====== SOURCE RECORDS ======

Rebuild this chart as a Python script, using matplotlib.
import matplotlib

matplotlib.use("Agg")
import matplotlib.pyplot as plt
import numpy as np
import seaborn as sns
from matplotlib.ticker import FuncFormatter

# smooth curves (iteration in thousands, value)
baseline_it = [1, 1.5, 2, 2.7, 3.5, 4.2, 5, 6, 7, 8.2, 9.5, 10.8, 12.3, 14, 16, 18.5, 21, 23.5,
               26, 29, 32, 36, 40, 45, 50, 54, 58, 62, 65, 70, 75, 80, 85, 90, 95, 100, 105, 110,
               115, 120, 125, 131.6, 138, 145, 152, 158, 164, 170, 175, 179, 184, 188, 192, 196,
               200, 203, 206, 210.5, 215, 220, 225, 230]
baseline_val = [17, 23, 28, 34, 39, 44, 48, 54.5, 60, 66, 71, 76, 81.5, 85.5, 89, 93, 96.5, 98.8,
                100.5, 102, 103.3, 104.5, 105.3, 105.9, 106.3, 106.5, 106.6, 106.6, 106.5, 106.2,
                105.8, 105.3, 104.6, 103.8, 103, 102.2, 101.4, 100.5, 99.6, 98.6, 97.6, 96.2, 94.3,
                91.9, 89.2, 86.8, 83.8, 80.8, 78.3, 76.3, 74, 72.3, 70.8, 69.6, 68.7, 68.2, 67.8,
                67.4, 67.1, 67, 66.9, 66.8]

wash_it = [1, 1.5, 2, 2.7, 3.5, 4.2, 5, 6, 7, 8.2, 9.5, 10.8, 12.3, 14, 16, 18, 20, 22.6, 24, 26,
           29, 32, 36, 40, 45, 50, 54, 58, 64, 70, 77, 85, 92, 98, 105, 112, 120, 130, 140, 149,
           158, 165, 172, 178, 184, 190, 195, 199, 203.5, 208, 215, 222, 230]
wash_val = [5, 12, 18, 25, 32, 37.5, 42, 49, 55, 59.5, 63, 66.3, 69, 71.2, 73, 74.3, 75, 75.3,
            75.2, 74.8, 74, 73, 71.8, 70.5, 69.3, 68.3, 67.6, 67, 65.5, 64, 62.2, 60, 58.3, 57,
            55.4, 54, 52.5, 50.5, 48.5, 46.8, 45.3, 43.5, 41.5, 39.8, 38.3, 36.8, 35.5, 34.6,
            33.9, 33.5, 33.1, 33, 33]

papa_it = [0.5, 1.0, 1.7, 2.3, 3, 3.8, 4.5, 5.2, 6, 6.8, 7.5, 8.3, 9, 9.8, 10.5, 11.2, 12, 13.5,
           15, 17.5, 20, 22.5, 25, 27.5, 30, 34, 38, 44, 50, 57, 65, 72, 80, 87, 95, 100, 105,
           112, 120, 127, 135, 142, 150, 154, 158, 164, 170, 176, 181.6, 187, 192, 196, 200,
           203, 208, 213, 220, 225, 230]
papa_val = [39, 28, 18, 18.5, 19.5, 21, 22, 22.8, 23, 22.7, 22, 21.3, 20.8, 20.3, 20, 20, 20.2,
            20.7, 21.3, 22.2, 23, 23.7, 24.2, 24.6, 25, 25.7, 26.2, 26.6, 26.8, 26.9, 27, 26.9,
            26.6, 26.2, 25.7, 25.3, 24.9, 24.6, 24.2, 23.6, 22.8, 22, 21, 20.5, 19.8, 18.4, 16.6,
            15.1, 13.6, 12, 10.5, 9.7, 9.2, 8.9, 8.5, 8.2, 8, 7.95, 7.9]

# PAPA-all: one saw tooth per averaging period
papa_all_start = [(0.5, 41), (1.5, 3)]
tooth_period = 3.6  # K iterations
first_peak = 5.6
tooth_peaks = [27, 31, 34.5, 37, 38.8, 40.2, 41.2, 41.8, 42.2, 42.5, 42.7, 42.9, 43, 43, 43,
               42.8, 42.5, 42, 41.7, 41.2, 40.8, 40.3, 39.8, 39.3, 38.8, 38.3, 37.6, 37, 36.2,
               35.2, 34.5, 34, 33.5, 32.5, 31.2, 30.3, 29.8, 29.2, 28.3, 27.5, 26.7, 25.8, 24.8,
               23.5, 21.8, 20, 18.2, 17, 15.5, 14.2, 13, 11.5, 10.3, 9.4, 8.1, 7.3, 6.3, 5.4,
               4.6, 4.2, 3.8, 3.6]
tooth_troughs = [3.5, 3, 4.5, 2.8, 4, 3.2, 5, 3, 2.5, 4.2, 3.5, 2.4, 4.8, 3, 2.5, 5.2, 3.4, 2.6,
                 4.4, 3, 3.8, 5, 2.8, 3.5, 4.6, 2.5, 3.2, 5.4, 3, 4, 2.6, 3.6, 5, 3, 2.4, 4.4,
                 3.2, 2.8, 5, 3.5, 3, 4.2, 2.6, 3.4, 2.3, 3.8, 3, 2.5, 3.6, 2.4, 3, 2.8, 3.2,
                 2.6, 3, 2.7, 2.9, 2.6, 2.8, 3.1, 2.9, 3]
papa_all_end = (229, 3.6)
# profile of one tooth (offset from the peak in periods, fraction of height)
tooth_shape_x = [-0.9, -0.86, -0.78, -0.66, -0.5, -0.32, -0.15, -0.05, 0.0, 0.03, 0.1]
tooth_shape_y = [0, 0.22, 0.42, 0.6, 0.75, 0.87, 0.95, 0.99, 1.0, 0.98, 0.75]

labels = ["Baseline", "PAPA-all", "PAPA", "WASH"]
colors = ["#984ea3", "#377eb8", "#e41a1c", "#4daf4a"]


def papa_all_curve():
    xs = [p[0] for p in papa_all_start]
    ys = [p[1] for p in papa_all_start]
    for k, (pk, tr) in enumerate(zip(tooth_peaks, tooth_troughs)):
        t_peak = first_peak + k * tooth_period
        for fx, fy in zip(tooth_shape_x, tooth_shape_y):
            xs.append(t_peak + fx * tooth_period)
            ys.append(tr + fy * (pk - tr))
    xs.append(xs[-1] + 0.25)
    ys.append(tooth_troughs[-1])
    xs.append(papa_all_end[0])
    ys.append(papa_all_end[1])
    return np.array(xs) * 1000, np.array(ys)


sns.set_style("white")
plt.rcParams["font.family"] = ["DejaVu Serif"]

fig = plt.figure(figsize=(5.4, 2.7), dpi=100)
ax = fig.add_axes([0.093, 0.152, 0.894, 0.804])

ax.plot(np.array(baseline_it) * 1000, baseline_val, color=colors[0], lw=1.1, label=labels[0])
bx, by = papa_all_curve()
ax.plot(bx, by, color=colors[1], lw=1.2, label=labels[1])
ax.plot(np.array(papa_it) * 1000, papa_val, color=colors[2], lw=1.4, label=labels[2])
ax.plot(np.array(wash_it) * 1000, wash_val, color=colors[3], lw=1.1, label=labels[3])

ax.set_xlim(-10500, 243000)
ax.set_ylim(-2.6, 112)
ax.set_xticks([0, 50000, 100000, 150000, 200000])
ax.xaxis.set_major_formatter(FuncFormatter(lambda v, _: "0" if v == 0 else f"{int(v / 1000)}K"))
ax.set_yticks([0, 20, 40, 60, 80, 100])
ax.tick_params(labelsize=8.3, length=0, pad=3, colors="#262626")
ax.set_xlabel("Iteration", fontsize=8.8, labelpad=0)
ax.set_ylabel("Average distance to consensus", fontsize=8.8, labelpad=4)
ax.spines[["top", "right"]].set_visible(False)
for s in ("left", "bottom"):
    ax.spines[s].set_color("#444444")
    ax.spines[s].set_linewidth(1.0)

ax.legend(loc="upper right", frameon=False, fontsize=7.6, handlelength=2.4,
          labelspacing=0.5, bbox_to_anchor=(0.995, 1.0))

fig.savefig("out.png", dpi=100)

======
====== SOURCE RECORDS ======

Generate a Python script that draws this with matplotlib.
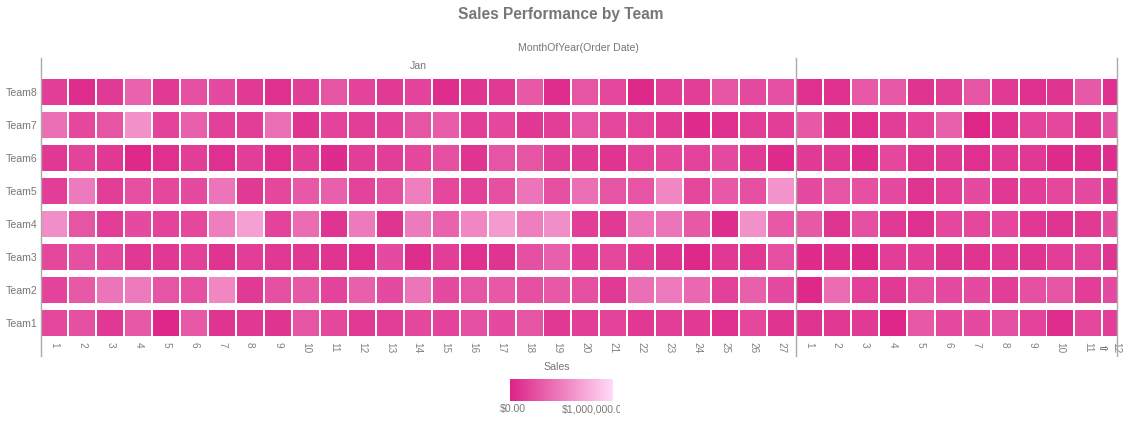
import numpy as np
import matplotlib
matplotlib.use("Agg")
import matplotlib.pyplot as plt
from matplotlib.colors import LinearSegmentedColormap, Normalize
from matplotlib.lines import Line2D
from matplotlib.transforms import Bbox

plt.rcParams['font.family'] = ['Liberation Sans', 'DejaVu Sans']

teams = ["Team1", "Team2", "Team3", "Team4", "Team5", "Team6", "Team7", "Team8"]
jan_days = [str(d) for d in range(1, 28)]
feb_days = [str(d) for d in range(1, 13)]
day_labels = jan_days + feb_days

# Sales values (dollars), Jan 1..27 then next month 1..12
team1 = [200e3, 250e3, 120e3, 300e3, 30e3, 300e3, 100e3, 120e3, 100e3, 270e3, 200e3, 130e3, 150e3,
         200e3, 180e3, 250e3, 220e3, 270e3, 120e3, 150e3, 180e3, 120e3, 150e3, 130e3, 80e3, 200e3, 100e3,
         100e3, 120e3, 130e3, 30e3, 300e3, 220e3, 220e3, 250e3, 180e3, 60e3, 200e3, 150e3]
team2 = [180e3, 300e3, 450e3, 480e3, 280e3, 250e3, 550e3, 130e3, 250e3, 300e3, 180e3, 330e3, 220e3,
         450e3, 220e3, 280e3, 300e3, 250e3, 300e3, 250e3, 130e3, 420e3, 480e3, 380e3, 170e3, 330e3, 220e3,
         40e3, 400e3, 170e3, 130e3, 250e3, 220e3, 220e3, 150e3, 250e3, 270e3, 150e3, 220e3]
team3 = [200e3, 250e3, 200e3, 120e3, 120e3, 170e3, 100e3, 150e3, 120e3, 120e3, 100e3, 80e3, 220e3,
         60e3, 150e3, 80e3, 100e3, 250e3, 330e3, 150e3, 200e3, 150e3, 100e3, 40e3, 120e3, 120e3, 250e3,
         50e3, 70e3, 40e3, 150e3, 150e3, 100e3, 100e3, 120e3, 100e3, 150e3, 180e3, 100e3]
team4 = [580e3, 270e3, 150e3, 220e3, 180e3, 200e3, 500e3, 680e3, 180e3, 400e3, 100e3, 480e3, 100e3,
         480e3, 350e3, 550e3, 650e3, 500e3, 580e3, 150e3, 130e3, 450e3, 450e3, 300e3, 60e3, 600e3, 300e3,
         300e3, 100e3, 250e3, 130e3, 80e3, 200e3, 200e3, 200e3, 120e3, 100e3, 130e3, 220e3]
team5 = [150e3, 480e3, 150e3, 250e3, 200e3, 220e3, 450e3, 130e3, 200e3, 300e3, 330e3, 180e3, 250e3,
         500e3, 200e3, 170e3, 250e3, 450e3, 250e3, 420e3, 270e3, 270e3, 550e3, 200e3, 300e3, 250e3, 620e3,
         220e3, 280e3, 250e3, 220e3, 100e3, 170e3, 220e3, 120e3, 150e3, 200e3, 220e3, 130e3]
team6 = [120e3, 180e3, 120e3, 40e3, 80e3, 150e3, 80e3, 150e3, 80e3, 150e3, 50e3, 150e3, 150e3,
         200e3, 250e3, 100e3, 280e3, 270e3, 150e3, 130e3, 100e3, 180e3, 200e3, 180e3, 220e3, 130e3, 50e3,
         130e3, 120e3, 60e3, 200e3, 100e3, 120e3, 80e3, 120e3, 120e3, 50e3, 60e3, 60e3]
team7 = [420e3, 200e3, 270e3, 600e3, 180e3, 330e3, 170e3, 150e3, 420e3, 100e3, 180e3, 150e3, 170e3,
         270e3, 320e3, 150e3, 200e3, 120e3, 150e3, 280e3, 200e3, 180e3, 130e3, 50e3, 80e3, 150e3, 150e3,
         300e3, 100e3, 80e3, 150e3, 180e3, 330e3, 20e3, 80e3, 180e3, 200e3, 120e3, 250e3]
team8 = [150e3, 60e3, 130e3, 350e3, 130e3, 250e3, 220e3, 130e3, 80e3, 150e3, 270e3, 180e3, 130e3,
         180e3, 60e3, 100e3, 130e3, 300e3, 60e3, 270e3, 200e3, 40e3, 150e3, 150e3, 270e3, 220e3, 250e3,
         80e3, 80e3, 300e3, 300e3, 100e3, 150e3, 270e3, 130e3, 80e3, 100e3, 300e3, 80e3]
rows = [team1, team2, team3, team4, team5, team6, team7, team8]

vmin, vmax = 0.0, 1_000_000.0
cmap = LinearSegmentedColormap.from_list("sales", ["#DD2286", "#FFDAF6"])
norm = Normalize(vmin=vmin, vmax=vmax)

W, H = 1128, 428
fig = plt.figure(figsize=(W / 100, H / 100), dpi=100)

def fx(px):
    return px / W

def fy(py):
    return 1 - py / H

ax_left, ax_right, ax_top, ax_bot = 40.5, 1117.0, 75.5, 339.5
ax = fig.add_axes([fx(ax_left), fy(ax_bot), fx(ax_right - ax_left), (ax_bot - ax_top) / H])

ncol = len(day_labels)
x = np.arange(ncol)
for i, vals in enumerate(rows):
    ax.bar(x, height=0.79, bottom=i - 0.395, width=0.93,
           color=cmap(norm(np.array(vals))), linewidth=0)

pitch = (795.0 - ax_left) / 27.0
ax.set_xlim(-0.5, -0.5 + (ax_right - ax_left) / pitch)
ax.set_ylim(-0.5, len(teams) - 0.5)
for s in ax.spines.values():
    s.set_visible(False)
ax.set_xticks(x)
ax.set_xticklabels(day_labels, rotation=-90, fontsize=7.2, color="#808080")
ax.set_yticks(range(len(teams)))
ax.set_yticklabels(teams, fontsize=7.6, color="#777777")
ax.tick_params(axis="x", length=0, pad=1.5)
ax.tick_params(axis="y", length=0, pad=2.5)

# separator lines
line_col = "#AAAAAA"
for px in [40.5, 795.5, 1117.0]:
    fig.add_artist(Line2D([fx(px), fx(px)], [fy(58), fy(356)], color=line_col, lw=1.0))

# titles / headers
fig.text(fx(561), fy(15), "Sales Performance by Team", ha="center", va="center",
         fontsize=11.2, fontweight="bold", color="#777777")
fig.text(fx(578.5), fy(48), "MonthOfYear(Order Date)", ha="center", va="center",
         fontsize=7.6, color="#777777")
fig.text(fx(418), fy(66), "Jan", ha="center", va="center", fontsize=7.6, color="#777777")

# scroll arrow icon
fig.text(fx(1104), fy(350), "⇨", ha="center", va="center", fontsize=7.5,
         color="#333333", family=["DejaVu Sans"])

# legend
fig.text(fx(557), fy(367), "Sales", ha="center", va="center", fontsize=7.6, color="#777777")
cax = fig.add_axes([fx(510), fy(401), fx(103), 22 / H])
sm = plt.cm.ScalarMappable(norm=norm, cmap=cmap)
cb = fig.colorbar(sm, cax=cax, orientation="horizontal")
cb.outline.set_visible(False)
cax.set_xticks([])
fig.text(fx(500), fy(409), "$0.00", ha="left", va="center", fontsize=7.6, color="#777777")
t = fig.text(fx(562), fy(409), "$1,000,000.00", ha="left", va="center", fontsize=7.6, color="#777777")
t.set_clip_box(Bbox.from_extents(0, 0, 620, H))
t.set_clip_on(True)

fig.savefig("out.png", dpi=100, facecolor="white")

======
====== SOURCE RECORDS ======

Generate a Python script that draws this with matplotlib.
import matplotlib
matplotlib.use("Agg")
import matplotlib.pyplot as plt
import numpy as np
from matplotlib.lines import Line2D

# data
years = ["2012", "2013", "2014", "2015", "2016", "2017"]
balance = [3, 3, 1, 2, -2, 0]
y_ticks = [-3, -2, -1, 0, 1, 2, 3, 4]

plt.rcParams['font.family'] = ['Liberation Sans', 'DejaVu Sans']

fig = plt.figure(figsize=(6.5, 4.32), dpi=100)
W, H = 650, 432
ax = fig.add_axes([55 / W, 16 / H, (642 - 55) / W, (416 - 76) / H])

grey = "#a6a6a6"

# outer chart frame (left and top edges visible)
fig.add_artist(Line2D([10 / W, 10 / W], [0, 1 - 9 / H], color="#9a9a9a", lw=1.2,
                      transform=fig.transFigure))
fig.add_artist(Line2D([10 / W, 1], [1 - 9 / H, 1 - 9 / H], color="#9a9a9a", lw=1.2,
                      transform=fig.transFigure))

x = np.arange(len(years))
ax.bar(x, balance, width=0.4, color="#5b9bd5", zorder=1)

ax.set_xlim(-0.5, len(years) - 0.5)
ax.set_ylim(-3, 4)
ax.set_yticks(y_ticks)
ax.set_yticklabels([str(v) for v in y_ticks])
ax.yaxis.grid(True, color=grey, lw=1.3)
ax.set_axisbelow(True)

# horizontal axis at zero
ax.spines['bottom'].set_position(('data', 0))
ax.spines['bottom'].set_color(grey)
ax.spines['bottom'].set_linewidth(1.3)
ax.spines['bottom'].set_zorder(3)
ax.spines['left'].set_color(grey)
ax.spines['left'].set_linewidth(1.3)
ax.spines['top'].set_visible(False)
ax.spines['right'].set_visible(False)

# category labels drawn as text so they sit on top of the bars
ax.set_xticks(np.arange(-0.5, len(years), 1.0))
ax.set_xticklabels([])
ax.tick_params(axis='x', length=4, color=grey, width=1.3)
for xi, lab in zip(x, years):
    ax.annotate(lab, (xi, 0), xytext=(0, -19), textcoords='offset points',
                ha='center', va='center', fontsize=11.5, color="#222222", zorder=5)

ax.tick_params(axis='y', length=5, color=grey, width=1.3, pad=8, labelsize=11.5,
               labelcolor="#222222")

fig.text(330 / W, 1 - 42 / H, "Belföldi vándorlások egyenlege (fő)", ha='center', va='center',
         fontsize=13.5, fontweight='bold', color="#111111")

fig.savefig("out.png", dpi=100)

======

== REQUIRED WORK ==
Above are the records; print exactly the lines from the line with "Rebuild this chart" to the line with "from matplotlib.ticker import FuncFormatter", including both, and nothing else.

== ANSWER BELOW ==
Rebuild this chart as a Python script, using matplotlib.
import matplotlib

matplotlib.use("Agg")
import matplotlib.pyplot as plt
import numpy as np
import seaborn as sns
from matplotlib.ticker import FuncFormatter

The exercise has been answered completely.